I mean that last point seriously, because while UKIP probably does have a few supporters who are, well, you know what, so does every other party. And UKIP's policies are by no means outlandish. Some (such as EU withdrawal) I agree with, some (immigration and protectionism) I disagree with, some (like most of their economic policy) are utterly contradictory or, at the moment, non-existent. Other people will dislike most of their policies, or like the majority of what they see.

But what they aren't is particularly extremist. If this is Britain's version of the extreme right-wing, it's not exactly Golden Dawn, or even Le Pen's Front National, let alone a totalitarian, xenophobic movement like the Partito Nazionale Fascista or the Nazis – all of which could, given their authoritarian stance and avowedly socialist economics, as easily be described as left-wing extremists. UKIP is much more like the paramilitary wing of the golf club, or perhaps a sort of Provisional Rotary or Continuity Middle England.

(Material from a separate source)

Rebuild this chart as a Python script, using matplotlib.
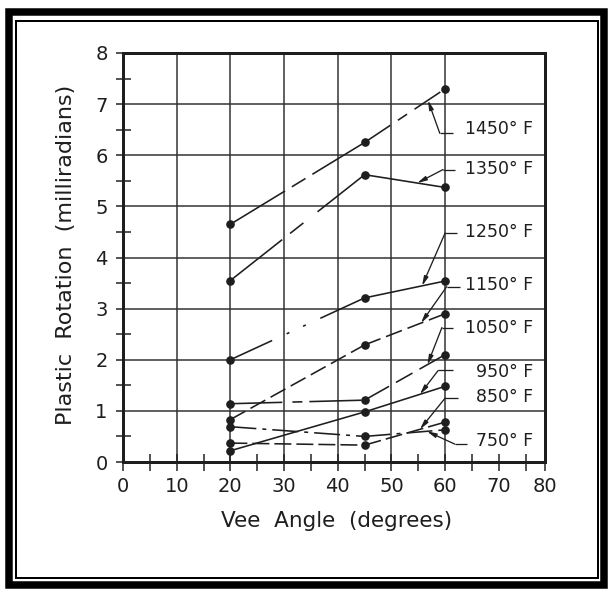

It remains to be seen whether UKIP councillors – still a pretty meagre number, after all – do well in local government, or whether the party can overcome the inherent difficulties of the electoral arithmetic and muster a reasonable number of seats in Brussels and Westminster. At the moment, that is still unlikely.

The possibility for UKIP is that (as a sort of English National Party), they could exploit the public dissatisfaction with the main parties. At the moment, this rests entirely on Mr Farage who, despite his suspiciously foreign-sounding name, might have been designed by a committee to appeal to traditionalists in the Home Counties, and who is brilliantly playing the role of plain-speaking outsider.

But over time parties which are on the up tend, naturally, to attract able candidates, to develop more credible policies, to draw towards them the ambitious, the competent and, thereby, wider support. Who, after all, would have predicted the SNP's current standing 20 years ago?

At the moment, however, the real lesson of UKIP's rise is simply that they make it more or less impossible for the Conservatives to win an election.